[Some records]
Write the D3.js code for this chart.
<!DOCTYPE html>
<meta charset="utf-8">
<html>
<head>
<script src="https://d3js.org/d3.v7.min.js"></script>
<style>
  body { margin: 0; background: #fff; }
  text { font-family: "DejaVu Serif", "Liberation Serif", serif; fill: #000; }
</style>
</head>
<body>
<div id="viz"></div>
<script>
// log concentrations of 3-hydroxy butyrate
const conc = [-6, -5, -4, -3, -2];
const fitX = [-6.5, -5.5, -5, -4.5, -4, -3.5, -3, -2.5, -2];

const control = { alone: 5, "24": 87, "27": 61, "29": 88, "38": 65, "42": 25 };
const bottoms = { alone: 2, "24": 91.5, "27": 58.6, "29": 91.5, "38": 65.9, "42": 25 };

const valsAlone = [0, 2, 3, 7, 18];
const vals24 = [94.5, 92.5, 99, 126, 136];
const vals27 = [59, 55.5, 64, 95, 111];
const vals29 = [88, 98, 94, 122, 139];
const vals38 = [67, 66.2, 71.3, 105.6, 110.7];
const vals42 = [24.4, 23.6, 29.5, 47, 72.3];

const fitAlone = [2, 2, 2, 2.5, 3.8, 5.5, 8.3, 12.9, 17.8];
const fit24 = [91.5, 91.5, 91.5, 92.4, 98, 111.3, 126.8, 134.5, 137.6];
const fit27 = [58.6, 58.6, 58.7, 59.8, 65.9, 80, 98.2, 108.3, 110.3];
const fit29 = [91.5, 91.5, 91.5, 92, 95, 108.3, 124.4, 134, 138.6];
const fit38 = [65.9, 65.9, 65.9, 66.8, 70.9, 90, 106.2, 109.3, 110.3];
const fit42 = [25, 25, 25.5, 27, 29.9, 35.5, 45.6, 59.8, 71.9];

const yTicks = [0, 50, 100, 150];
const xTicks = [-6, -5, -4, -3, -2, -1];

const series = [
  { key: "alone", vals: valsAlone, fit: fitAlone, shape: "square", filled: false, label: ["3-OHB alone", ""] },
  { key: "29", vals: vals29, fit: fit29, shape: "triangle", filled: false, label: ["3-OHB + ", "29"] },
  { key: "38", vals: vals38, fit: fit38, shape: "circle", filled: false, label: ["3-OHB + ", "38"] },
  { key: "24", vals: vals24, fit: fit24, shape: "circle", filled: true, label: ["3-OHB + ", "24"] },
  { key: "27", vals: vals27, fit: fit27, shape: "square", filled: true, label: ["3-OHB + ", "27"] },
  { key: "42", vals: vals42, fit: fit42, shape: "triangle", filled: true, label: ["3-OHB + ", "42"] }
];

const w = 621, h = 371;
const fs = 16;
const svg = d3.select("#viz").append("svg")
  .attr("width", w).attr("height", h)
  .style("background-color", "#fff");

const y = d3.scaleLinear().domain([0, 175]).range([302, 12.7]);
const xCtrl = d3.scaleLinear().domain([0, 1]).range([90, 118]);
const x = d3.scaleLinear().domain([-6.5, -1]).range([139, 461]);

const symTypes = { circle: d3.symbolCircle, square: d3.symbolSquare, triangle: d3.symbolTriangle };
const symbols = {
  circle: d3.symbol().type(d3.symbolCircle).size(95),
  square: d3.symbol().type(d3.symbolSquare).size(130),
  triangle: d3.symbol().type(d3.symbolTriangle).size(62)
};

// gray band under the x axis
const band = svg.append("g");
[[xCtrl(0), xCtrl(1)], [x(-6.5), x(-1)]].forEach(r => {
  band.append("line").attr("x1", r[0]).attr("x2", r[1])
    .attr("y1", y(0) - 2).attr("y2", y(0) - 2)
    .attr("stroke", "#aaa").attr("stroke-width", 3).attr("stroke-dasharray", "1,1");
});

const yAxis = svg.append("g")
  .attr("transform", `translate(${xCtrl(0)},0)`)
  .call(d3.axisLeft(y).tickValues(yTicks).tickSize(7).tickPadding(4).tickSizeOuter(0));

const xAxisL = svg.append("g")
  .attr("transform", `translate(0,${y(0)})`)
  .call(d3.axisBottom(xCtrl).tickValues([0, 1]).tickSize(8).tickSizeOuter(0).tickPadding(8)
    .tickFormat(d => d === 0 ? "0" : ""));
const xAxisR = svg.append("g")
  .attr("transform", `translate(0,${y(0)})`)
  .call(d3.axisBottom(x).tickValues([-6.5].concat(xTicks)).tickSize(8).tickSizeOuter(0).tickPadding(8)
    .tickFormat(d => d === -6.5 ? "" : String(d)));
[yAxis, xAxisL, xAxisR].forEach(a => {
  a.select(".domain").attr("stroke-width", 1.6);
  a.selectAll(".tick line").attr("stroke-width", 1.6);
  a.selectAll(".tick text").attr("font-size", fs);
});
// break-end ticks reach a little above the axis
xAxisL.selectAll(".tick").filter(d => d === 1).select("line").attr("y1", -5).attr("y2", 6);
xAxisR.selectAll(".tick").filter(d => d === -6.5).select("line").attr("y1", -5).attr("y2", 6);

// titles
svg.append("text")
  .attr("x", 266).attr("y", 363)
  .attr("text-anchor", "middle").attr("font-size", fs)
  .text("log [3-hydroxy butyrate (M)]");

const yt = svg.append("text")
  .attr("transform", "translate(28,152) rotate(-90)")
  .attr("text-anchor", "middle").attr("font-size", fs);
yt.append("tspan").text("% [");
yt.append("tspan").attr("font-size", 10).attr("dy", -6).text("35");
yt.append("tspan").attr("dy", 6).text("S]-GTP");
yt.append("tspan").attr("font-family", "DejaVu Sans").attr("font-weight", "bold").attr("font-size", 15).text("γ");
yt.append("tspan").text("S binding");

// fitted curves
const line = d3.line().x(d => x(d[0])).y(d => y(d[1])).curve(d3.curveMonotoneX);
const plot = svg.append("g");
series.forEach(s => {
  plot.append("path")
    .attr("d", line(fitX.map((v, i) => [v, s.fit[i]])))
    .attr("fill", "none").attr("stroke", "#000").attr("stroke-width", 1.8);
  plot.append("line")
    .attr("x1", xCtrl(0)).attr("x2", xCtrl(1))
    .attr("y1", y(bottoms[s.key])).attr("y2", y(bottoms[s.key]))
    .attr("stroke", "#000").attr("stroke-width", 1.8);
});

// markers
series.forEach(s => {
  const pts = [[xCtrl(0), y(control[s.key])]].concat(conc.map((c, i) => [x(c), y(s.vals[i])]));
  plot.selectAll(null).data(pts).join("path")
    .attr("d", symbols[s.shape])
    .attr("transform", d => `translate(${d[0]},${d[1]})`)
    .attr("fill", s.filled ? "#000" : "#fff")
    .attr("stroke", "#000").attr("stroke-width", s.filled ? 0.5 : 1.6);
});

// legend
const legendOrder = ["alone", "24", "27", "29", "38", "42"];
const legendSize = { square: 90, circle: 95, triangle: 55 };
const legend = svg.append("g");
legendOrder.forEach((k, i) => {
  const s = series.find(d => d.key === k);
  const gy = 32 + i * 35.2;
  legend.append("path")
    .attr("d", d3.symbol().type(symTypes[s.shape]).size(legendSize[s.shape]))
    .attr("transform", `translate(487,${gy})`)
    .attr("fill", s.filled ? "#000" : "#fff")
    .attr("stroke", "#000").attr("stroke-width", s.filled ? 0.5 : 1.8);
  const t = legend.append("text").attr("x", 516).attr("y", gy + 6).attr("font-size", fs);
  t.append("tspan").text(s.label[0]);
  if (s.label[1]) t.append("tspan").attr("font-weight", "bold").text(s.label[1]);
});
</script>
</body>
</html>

* * *

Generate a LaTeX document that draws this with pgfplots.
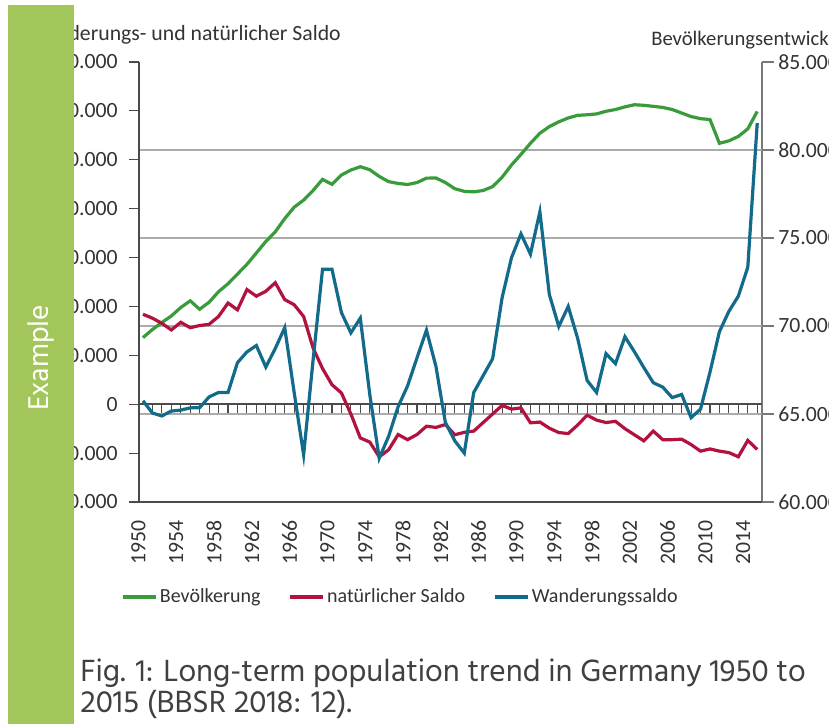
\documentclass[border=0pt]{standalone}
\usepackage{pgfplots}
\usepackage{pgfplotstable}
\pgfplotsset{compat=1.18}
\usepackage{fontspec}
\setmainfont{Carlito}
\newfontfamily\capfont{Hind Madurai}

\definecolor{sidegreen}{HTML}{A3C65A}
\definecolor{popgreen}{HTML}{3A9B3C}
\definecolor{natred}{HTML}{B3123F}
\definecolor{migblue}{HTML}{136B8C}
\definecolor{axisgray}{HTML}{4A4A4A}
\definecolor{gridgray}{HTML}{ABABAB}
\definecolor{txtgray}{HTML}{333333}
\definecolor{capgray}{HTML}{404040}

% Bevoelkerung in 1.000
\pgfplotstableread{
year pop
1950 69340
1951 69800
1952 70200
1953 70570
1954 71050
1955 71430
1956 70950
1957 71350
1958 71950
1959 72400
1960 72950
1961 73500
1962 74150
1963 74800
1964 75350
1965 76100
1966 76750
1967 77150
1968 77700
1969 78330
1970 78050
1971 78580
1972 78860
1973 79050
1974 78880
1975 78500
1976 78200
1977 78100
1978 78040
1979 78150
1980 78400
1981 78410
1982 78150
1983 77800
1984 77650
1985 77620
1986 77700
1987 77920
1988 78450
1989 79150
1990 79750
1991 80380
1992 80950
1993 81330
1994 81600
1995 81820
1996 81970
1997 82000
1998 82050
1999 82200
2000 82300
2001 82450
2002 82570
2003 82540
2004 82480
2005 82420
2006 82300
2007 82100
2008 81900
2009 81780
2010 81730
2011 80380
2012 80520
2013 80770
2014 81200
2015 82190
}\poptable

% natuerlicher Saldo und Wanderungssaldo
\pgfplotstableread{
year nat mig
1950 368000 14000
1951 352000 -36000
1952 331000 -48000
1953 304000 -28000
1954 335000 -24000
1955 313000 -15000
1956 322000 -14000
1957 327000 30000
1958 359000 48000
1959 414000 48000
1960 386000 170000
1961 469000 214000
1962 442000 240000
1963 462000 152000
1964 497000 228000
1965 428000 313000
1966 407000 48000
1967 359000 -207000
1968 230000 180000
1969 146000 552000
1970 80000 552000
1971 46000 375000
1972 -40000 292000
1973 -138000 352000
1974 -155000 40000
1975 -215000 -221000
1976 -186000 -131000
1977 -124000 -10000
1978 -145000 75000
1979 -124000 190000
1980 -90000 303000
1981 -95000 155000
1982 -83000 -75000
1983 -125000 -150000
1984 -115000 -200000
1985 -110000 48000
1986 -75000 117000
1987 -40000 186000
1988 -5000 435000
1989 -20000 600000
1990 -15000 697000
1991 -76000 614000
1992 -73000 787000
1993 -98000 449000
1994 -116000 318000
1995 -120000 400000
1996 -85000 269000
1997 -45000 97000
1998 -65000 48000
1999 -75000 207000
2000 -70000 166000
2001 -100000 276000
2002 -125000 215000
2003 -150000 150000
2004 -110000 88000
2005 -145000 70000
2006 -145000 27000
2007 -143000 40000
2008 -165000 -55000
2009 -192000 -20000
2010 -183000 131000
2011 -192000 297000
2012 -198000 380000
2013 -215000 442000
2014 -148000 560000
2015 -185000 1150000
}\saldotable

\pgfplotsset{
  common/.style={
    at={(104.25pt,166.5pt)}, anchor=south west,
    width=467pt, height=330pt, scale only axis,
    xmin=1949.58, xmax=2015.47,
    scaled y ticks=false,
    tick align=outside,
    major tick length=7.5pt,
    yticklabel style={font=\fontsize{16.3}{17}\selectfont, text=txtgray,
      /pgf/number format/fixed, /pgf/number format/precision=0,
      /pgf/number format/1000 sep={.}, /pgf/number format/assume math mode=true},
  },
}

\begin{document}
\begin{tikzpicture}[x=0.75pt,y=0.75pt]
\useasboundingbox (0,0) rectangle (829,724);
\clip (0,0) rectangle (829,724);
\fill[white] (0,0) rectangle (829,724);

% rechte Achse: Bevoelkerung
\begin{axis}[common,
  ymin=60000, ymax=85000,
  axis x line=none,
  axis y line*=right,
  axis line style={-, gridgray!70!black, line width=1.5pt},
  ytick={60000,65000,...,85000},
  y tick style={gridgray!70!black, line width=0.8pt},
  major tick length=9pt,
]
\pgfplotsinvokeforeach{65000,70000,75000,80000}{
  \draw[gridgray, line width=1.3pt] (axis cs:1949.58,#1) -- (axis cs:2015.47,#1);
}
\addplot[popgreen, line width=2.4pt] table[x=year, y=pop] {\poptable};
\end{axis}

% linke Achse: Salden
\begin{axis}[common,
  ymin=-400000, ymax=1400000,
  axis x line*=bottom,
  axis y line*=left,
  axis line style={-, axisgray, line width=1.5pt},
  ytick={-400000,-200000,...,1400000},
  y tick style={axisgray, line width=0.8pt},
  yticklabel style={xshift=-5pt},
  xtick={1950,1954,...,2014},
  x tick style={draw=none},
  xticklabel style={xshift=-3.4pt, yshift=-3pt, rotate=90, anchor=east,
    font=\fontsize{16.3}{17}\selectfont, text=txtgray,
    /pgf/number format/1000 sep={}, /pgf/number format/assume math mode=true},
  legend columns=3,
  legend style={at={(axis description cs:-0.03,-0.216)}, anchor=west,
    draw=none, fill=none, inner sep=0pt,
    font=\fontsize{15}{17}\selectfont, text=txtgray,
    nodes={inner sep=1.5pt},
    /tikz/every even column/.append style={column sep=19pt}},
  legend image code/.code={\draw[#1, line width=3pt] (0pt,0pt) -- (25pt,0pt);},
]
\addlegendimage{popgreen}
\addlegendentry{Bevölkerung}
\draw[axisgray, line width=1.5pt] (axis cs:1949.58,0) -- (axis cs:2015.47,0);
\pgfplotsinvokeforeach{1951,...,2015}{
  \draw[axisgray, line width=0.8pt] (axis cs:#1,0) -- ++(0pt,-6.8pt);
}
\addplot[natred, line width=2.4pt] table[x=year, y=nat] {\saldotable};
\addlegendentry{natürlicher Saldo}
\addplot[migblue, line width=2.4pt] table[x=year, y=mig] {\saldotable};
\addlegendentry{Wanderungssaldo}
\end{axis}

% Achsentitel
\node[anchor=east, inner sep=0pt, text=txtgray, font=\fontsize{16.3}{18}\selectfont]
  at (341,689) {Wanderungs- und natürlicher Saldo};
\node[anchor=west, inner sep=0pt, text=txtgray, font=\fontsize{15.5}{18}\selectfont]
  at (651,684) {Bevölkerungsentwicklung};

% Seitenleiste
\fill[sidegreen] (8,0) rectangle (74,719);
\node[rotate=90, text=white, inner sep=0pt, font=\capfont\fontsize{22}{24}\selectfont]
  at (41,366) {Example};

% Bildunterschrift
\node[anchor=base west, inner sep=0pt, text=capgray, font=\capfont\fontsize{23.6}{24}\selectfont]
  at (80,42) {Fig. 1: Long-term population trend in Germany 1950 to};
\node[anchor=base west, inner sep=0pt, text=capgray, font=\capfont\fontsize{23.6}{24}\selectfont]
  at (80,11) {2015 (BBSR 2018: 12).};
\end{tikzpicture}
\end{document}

[WRITTEN INSTRUCTION] Only the lines from the one with "Write the D3.js code for this chart." up to the one with "const xTicks = [-6, -5, -4, -3, -2, -1];" should be repeated, both included, exactly as they appear.

[SOLUTION FOR THIS EXERCISE]
Write the D3.js code for this chart.
<!DOCTYPE html>
<meta charset="utf-8">
<html>
<head>
<script src="https://d3js.org/d3.v7.min.js"></script>
<style>
  body { margin: 0; background: #fff; }
  text { font-family: "DejaVu Serif", "Liberation Serif", serif; fill: #000; }
</style>
</head>
<body>
<div id="viz"></div>
<script>
// log concentrations of 3-hydroxy butyrate
const conc = [-6, -5, -4, -3, -2];
const fitX = [-6.5, -5.5, -5, -4.5, -4, -3.5, -3, -2.5, -2];

const control = { alone: 5, "24": 87, "27": 61, "29": 88, "38": 65, "42": 25 };
const bottoms = { alone: 2, "24": 91.5, "27": 58.6, "29": 91.5, "38": 65.9, "42": 25 };

const valsAlone = [0, 2, 3, 7, 18];
const vals24 = [94.5, 92.5, 99, 126, 136];
const vals27 = [59, 55.5, 64, 95, 111];
const vals29 = [88, 98, 94, 122, 139];
const vals38 = [67, 66.2, 71.3, 105.6, 110.7];
const vals42 = [24.4, 23.6, 29.5, 47, 72.3];

const fitAlone = [2, 2, 2, 2.5, 3.8, 5.5, 8.3, 12.9, 17.8];
const fit24 = [91.5, 91.5, 91.5, 92.4, 98, 111.3, 126.8, 134.5, 137.6];
const fit27 = [58.6, 58.6, 58.7, 59.8, 65.9, 80, 98.2, 108.3, 110.3];
const fit29 = [91.5, 91.5, 91.5, 92, 95, 108.3, 124.4, 134, 138.6];
const fit38 = [65.9, 65.9, 65.9, 66.8, 70.9, 90, 106.2, 109.3, 110.3];
const fit42 = [25, 25, 25.5, 27, 29.9, 35.5, 45.6, 59.8, 71.9];

const yTicks = [0, 50, 100, 150];
const xTicks = [-6, -5, -4, -3, -2, -1];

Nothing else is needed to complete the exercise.